In her quest to overturn West Palm Beach's voter-approved eight-year term limit, Mayor Lois Frankel has been using a page from New York City Mayor Michael Bloomberg's playbook.

The NYC case is particularly egregious, since the voters had affirmed their support for eight-year term limits twice (in 1993 and 1996) before Mayor Bloomberg tossed them over. After internal polling showed voters would yet again affirm term limits again in 2008, Mayor Bloomberg -- who desperately wanted to serve a third term -- decided to simply ignore the earlier referenda and lengthened term limits for both the mayor and council members from 8 to 12 years via a simple council vote. Sound familiar?

In any case, the furor over Mayor Bloomberg's coup was so great that New York City is going to put a referendum on the ballot in November this year to revert to two-term, eight-year term limits.

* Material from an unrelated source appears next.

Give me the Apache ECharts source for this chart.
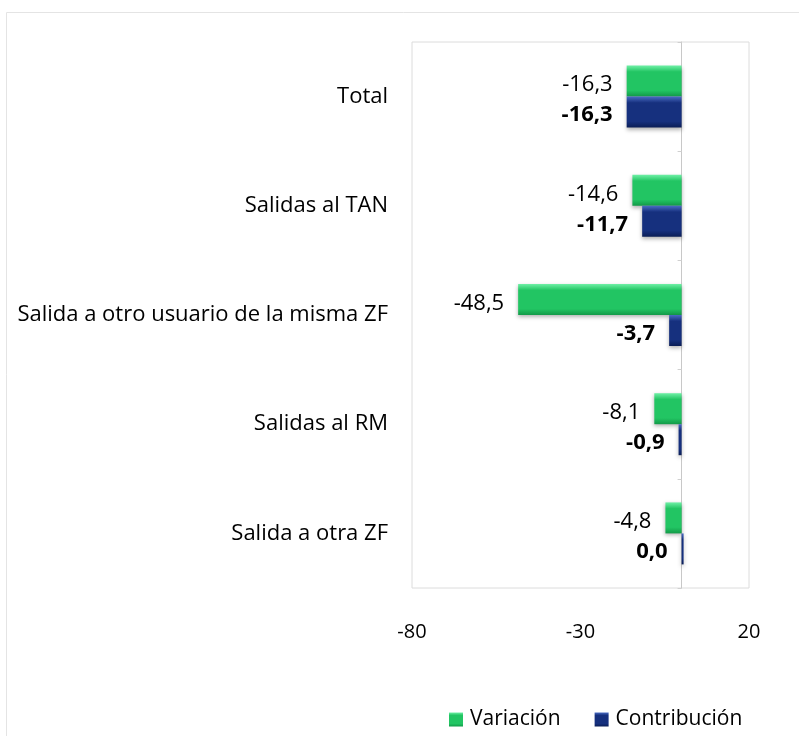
<!DOCTYPE html>
<html>
<head>
<meta charset="utf-8">
<script src="https://cdn.jsdelivr.net/npm/echarts@6/dist/echarts.min.js"></script>
<style>
  html, body { margin: 0; padding: 0; background: #fff; }
  #chart { width: 799px; height: 736px; }
</style>
</head>
<body>
<div id="chart"></div>
<script>
// datos del gráfico
const categorias = ['Total', 'Salidas al TAN', 'Salida a otro usuario de la misma ZF', 'Salidas al RM', 'Salida a otra ZF'];
const variacion = [-16.3, -14.6, -48.5, -8.1, -4.8];
const contribucion = [-16.3, -11.7, -3.7, -0.9, 0.0];
const ticksX = [-80, -30, 20];

const fuente = '"Open Sans", "Noto Sans", sans-serif';

function coma(v) {
  return v.toFixed(1).replace('.', ',');
}

// degradado vertical para simular el bisel
function bisel(claro, medio, oscuro) {
  return new echarts.graphic.LinearGradient(0, 0, 0, 1, [
    { offset: 0, color: claro },
    { offset: 0.2, color: medio },
    { offset: 0.8, color: medio },
    { offset: 1, color: oscuro }
  ]);
}

const chart = echarts.init(document.getElementById('chart'), null, { renderer: 'canvas' });

const option = {
  animation: false,
  backgroundColor: '#ffffff',
  graphic: [
    {
      type: 'rect',
      shape: { x: 6.5, y: 12.5, width: 820, height: 760 },
      style: { fill: 'none', stroke: '#e4e4e4', lineWidth: 1 },
      silent: true
    }
  ],
  grid: {
    left: 412,
    right: 50,
    top: 42,
    bottom: 148,
    show: true,
    borderColor: '#dcdcdc',
    borderWidth: 1
  },
  legend: {
    data: ['Variación', 'Contribución'],
    top: 704,
    left: 444,
    itemWidth: 14,
    itemHeight: 14,
    itemGap: 34,
    icon: 'rect',
    textStyle: { fontFamily: fuente, fontSize: 21, color: '#000', padding: [0, 0, 0, 2] }
  },
  xAxis: {
    type: 'value',
    min: ticksX[0],
    max: ticksX[ticksX.length - 1],
    interval: ticksX[1] - ticksX[0],
    axisLine: { show: false },
    axisTick: { show: false },
    splitLine: { show: false },
    axisLabel: {
      margin: 34,
      fontFamily: fuente,
      fontSize: 20,
      color: '#000'
    }
  },
  yAxis: {
    type: 'category',
    data: categorias,
    inverse: true,
    axisLine: { show: true, onZero: true, lineStyle: { color: '#c8c8c8', width: 1 } },
    axisTick: { show: true, length: 4, inside: false, lineStyle: { color: '#d0d0d0' } },
    axisLabel: {
      inside: false,
      margin: 24,
      fontFamily: fuente,
      fontSize: 22,
      color: '#000'
    },
    splitLine: { show: false }
  },
  series: [
    {
      name: 'Variación',
      type: 'bar',
      data: variacion,
      barWidth: 31,
      barGap: '0%',
      itemStyle: {
        color: bisel('#6ff0a6', '#22c563', '#129a48'),
        shadowBlur: 4,
        shadowColor: 'rgba(0,0,0,0.3)',
        shadowOffsetY: 2
      },
      label: {
        show: true,
        position: 'left',
        distance: 14,
        offset: [0, 4],
        fontFamily: fuente,
        fontSize: 22,
        color: '#000',
        formatter: p => coma(p.value)
      }
    },
    {
      name: 'Contribución',
      type: 'bar',
      data: contribucion,
      barWidth: 31,
      barGap: '0%',
      barMinHeight: 2,
      itemStyle: {
        color: bisel('#4a6cc4', '#16307e', '#0a1d55'),
        shadowBlur: 4,
        shadowColor: 'rgba(0,0,0,0.3)',
        shadowOffsetY: 2
      },
      label: {
        show: true,
        position: 'left',
        distance: 14,
        offset: [0, 3],
        fontFamily: fuente,
        fontSize: 22,
        fontWeight: 'bold',
        color: '#000',
        formatter: p => coma(p.value)
      }
    }
  ]
};

chart.setOption(option);
</script>
</body>
</html>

But here's the rub: the new eight-year term limits would go into effect upon the public vote, which means that council members will be permitted to run for two more terms. In other words, future New York City Councils will be limited to two terms or eight years, per the public's clearly expressed wishes. However, the current council members -- many of which are in their third term due to Bloomberg's coup -- will be limited to five terms or 20 years in office!

Is the mayor of West Palm Beach plotting something similar? Perhaps not, but we want to be sure. Here's the language of the amendment to the city charter being circulated via petition:

"Sec. 2.02. -- Term and Compensation. The term of the office of the mayor shall be four (4) years. No individual shall be elected to office of the mayor for more than three (3) consecutive full terms."

There is no stated effective date, so it is safe to assume the effective date would be on the day voters approve it, assuming they would.

What do you think? Does this language give the mayor the ability to run for one additional term, or three?


Speaking of the petition language, I would point out that the petitions being collected call for the city clerk of West Palm Beach to "place on the ballot the following proposed amendment to the West Palm Beach City Charter on the ballot in the general election."


Back in March when the mayor was still counting on a stacked charter review commission to deliver a anti-term limits referendum for her, Melissa Nash Andrews had an excellent letter to the editor printed in the Palm Beach Post. It is worth quoting in full:

"Term limits continue to be debated, even after overwhelming public support to limit the terms of Palm Beach County Commissioners. Term limits have been placed on 15 state legislatures, eight of the 10 largest cities in America have adopted term limits for their city councils and/or mayor, and 37 states place term limits on their constitutional officers.

"Term limits force out career politicians more concerned with their own gain than the interests of the people. I want to keep the pressure on the movement to preserve West Palm Beach term limits for mayor.

"Charter review? Sure. Term-limit modification? No thanks."